WRITTEN INSTRUCTION:
Return the number of lines that contain the word "this", and return nothing else.
[Start SOURCE RECORDS]
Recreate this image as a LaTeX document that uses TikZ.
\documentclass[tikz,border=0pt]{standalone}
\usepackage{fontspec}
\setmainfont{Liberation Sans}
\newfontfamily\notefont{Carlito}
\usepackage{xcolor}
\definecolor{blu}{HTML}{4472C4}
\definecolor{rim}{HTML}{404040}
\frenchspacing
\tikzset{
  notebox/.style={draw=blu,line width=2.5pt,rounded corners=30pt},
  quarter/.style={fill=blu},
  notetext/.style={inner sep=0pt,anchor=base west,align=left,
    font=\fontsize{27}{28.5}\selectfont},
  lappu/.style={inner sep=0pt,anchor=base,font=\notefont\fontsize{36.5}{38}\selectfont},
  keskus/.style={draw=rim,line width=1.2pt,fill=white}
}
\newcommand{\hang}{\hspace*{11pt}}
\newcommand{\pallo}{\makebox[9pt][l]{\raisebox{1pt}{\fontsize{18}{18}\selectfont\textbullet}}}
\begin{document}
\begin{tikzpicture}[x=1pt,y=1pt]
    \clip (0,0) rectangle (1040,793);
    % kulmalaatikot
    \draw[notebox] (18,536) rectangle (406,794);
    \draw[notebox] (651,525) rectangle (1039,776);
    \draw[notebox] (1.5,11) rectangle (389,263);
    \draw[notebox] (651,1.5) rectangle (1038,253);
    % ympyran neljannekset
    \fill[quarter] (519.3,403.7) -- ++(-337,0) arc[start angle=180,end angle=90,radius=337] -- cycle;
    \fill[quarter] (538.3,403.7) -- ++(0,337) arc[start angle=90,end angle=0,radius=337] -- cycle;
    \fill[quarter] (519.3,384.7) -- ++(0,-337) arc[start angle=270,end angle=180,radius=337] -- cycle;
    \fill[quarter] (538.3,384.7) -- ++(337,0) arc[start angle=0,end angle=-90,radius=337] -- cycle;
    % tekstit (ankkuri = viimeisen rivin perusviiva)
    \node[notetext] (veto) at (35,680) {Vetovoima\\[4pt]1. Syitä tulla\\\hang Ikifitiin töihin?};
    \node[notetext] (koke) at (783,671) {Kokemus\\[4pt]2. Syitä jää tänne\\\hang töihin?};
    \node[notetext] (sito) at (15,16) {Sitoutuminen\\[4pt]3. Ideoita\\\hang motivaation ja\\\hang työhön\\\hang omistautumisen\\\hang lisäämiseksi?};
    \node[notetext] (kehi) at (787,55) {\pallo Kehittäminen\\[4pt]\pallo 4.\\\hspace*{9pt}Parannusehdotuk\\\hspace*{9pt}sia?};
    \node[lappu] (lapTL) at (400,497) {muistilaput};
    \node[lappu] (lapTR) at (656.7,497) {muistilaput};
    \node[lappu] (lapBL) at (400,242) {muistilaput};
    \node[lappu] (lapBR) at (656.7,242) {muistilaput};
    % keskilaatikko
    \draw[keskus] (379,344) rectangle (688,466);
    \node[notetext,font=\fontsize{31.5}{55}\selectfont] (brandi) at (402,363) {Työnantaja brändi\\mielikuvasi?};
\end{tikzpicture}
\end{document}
[End SOURCE RECORDS]
[Start SOURCE RECORDS]
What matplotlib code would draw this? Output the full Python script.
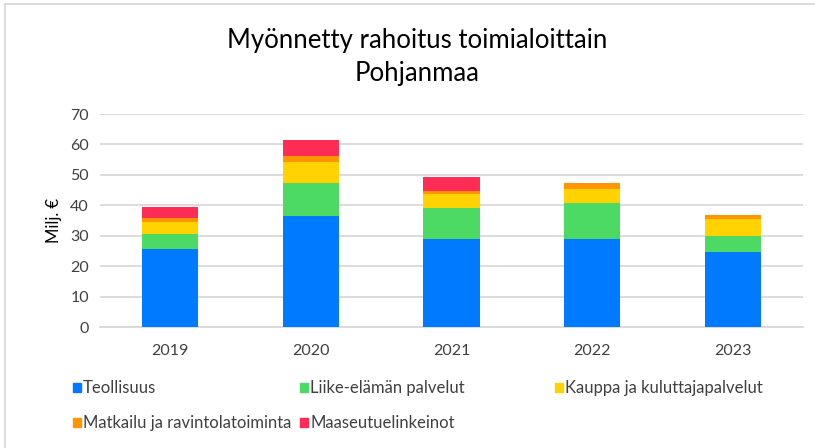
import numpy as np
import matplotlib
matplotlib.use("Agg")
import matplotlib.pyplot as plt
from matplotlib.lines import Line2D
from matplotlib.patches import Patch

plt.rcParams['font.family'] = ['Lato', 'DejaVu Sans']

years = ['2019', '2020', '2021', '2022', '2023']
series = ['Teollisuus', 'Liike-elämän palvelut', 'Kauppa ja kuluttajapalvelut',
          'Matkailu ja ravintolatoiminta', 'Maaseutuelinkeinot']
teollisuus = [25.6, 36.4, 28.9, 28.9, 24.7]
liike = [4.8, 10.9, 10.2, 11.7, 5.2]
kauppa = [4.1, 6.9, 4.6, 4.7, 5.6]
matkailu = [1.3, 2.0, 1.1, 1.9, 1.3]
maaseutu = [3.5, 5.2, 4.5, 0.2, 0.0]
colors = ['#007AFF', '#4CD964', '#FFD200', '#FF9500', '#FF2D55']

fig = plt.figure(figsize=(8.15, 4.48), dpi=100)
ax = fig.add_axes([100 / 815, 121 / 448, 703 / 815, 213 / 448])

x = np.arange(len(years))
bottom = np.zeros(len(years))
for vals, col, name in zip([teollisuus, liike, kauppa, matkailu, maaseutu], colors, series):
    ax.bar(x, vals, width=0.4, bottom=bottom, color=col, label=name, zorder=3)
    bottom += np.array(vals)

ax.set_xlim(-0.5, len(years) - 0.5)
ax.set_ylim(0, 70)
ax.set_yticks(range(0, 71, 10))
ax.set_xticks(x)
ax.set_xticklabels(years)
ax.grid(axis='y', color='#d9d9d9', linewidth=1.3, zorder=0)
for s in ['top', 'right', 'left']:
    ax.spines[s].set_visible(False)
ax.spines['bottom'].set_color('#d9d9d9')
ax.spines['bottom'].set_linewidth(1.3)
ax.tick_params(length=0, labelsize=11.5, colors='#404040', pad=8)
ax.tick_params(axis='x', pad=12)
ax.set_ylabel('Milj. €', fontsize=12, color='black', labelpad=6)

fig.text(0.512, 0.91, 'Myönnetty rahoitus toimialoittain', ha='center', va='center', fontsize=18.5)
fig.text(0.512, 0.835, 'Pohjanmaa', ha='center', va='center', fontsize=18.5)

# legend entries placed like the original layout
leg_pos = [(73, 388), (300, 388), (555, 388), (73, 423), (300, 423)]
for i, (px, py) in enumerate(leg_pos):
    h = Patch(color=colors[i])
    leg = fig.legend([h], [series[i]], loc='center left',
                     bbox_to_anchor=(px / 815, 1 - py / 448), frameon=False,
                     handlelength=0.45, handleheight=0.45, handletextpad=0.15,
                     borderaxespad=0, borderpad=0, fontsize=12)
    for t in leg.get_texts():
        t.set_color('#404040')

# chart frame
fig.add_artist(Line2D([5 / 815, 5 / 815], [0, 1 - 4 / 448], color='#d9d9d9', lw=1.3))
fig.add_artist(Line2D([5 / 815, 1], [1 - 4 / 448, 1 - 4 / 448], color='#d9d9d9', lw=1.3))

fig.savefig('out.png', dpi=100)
[End SOURCE RECORDS]
EXERCISE RESULT:
2